The spread traded out as wide as $23.46 a barrel in early afternoon activity in New York, the widest level since Nov. 23, 2012.
Oil inventories at Cushing have hit a string of record highs this year, depressing the price of U.S. crude relative to Brent.
Market players said an IIR Energy report that heavy maintenance at Phillips 66's Wood River, Illinois, refinery was starting in late February, which would further exacerbate the build of Cushing inventories, helped widen the spread on Friday.
Brent crude oil futures rose to a nine-month high close to $119 a barrel on Friday after the release of strong Chinese economic and oil import data, and Brent's premium over U.S. crude oil increased.
Chinese crude oil imports rose to the third highest daily rate on record, and overall exports and imports were much stronger than expected, accelerating signs of a rebound in the world's second biggest oil consumer.
Goldman Sachs, one of the most influential banks in commodity markets, said Brent's rally this year is "less driven by supply shocks and instead by improving demand."
"Global oil demand has surprised to the upside in recent months, consistent with the pick-up in economic activity," the bank's analysts said in a research note, which advised clients to maintain a long position in the S&P GSCI Brent Crude Total Return Index.
Brent crude futures rose on Friday and reached a nine-month peak during the session on supportive Chinese economic and oil import data, while posting a 1.8 percent gain for the week.
Brent March crude rose $1.66, or 1.42 percent, to settle at $118.90 a barrel, having traded from $117.31 to $119.17.
For the week, Brent rose $2.14, or 1.8 percent.
U.S. crude futures edged lower on Friday and posted a 2 percent loss for the week as expectations that crude oil inventories will continue to rise widened the spread between U.S. and Brent crude futures, increasing Brent's premium.
U.S. light, sweet crude fell 11 cents, or 0.11 percent, to settle at $95.72 a barrel, having traded from $95.27 to $96.57.
For the week, U.S. crude fell $2.05, or 2 percent, snapping a string of eight straight weekly gains.
Traders were also watching a powerful blizzard in the northeastern United States that could drop up to three feet (nearly one meter) of snow from Friday to Saturday and bring travel to a halt.
Motorists, mindful of the severe fuel disruptions after Hurricane Sandy, rushed to buy gasoline, leading to some shortages in parts of New York City.

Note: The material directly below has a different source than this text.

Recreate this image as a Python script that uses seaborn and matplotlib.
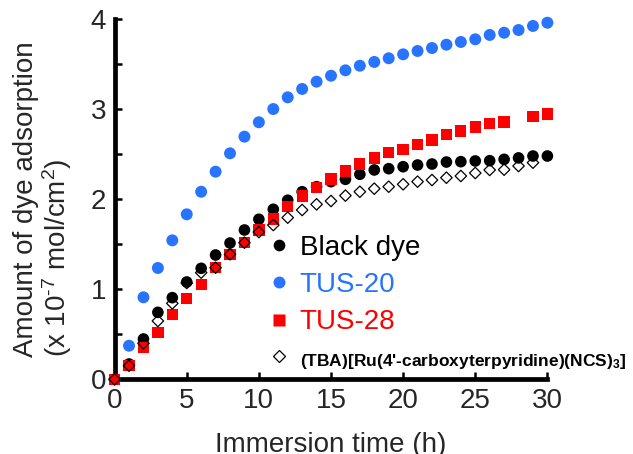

U.S. heating oil futures rose by 5 cents to near $3.25 a gallon in anticipation of the winter storm bearing down on the Northeastern United States.
"We're seeing a big move in heating oil ahead of the storm," said Phil Flynn, analyst at Price Futures Group in Chicago. "The distillate (diesel, heating oil, and jet fuel) supply situation may be helped by all the flights being cancelled and gasoline demand may be lower with people staying home," Flynn added.

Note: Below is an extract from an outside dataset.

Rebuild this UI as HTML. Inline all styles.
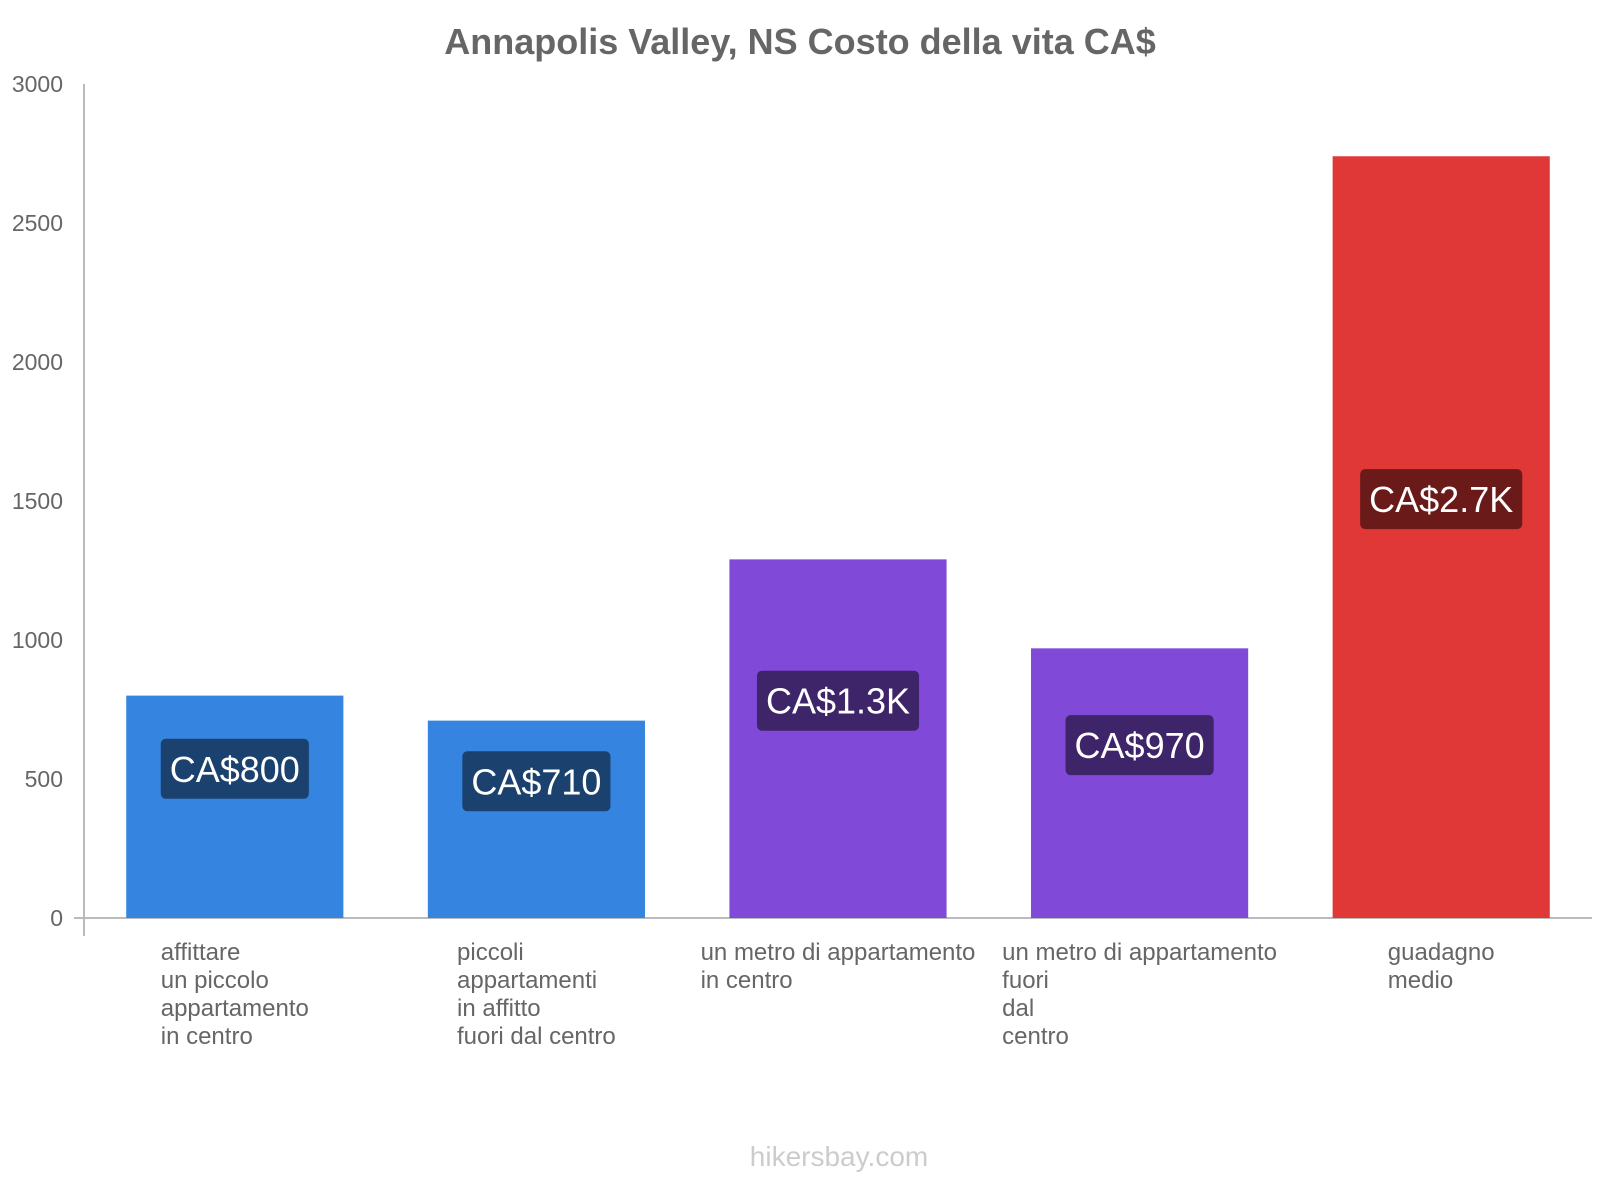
<!DOCTYPE html>
<html><head><meta charset="utf-8"><style>
html,body{margin:0;padding:0;background:#fff;}
svg{display:block;font-family:"Liberation Sans",Arial,sans-serif;}
</style></head><body>
<svg id="chart" width="1600" height="1200" viewBox="0 0 1600 1200">
<text x="800" y="54" text-anchor="middle" font-size="36" font-weight="bold" fill="#666">Annapolis Valley, NS Costo della vita CA$</text>
<g id="axes"></g><g id="bars"></g><g id="xlabels"></g>
<text x="839" y="1166" text-anchor="middle" font-size="28" fill="#ccc">hikersbay.com</text>
</svg>
<script>
const categories=[["affittare","un piccolo","appartamento","in centro"],["piccoli","appartamenti","in affitto","fuori dal centro"],["un metro di appartamento","in centro"],["un metro di appartamento","fuori","dal","centro"],["guadagno","medio"]];
const values=[800,710,1290,970,2740];
const valueLabels=["CA$800","CA$710","CA$1.3K","CA$970","CA$2.7K"];
const barColors=["#3584e0","#3584e0","#8049d8","#8049d8","#e03737"];
const labelColors=["#1b416e","#1b416e","#3e2468","#3e2468","#6b1a1a"];
const yTicks=[0,500,1000,1500,2000,2500,3000];

const NS="http://www.w3.org/2000/svg";
const x0=84,x1=1592,y0=918,yTop=84,yMax=3000;
const band=(x1-x0)/values.length;
const yS=v=>y0-(y0-yTop)*v/yMax;
const xC=i=>x0+band*(i+0.5);
function mk(t,a,p){const e=document.createElementNS(NS,t);for(const k in a)e.setAttribute(k,a[k]);p.appendChild(e);return e;}
const axes=document.getElementById('axes'),bars=document.getElementById('bars'),xl=document.getElementById('xlabels');
yTicks.forEach(t=>{const e=mk('text',{x:63,y:yS(t)+8,'text-anchor':'end','font-size':23,fill:'#666'},axes);e.textContent=t;

});
let l=mk('line',{x1:x0,y1:yTop,x2:x0,y2:y0+18,stroke:'#bbb','stroke-width':2},axes);


l=mk('line',{x1:x0-10,y1:y0,x2:x1,y2:y0,stroke:'#bbb','stroke-width':2},axes);


const bw=band*0.72;
values.forEach((v,i)=>{
 const r=mk('rect',{x:xC(i)-bw/2,y:yS(v),width:bw,height:y0-yS(v),fill:barColors[i]},bars);
 
 
 const cy=(yS(v)+y0)/2-38;
 const t=mk('text',{x:xC(i),y:cy+13,'text-anchor':'middle','font-size':36,fill:'#fff'},bars);
 t.textContent=valueLabels[i];
 const w=t.getComputedTextLength()+18;
 const bx=mk('rect',{x:xC(i)-w/2,y:cy-30,width:w,height:60,rx:5,fill:labelColors[i]},bars);
 bars.insertBefore(bx,t);
 
 
 
 
 const g=mk('g',{},xl);
 
 
 let mw=0;const ts=[];
 categories[i].forEach((s,j)=>{const tt=mk('text',{y:960+j*28,'font-size':24,fill:'#666'},g);tt.textContent=s;mw=Math.max(mw,tt.getComputedTextLength());ts.push(tt);});
 ts.forEach(tt=>tt.setAttribute('x',xC(i)-mw/2));
});
</script>
</body></html>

China's strong January trade data showed a surge in exports and imports that confirmed the rebound in the world's second-biggest economy
China's crude oil imports in January rose 7.4 percent from a year ago to 5.92 million barrels per day, the third highest daily rate on record, official data showed, as refineries ramped up production ahead of the Lunar New Year.

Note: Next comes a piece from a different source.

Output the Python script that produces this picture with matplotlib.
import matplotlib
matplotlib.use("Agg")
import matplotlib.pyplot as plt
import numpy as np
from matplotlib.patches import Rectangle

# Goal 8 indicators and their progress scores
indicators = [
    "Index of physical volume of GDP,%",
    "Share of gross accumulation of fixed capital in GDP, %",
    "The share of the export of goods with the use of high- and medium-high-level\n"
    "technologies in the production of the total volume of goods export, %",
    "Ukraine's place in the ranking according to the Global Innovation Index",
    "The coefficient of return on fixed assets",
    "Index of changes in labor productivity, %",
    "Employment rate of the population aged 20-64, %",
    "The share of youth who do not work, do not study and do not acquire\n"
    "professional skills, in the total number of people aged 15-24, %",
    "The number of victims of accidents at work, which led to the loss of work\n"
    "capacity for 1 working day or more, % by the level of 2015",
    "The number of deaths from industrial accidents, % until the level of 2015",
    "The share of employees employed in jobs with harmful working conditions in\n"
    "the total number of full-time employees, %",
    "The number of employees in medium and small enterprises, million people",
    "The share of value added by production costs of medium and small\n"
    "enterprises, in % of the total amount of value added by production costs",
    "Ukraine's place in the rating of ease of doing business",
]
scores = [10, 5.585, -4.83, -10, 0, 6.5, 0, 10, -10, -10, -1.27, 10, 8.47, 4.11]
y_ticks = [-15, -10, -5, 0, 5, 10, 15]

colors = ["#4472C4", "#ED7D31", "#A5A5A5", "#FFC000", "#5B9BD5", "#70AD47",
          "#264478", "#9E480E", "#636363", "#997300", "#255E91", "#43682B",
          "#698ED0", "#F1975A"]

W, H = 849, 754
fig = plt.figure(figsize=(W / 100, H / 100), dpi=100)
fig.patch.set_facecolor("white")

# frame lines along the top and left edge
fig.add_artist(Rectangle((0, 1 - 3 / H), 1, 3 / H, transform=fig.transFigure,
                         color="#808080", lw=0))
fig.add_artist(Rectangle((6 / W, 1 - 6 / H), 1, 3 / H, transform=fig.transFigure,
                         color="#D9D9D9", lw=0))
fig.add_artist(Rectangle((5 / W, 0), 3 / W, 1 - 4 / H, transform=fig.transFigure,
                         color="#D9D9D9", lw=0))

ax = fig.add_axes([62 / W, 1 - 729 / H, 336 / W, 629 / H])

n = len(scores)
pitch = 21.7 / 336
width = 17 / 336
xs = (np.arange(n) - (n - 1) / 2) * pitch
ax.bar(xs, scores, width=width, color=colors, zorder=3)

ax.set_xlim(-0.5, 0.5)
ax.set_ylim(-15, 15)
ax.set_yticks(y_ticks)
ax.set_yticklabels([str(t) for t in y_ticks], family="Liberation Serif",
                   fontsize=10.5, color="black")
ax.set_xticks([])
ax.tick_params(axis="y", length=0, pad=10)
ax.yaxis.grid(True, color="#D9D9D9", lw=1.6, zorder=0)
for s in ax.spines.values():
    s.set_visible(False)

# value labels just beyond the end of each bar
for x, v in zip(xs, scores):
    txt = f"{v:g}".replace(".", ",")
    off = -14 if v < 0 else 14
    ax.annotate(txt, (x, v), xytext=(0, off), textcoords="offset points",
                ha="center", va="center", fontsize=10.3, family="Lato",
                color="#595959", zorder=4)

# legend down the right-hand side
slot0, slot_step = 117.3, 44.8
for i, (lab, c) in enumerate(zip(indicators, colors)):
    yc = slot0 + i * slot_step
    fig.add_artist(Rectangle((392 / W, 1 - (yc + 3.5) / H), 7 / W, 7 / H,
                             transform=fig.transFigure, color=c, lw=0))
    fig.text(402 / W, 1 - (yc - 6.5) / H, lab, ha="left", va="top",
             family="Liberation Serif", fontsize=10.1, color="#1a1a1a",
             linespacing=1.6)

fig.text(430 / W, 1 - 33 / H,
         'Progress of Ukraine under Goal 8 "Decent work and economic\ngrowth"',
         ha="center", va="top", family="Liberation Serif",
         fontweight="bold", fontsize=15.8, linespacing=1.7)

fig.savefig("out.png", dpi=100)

(Read More: China HSBC Services PMI Rises to Four-Month High)
Oil was also supported by tensions in the Middle East and enduring worries about oil supply from the region.
Iranian supreme leader Ayatollah Ali Khamenei on Thursday rejected a U.S. offer for bilateral talks, compounding concern about the most prominent oil market risk factor.
Currently U.S.-Iran contact is limited to talks between Tehran and a so-called P5 1 group of powers on Iran's disputed nuclear program that are to resume on Feb. 26 in Kazakhstan.
Supply concerns were exacerbated when attackers blew up Yemen's main oil export pipeline on Friday, halting the flow of crude, an official working for the state-run Safer oil company said.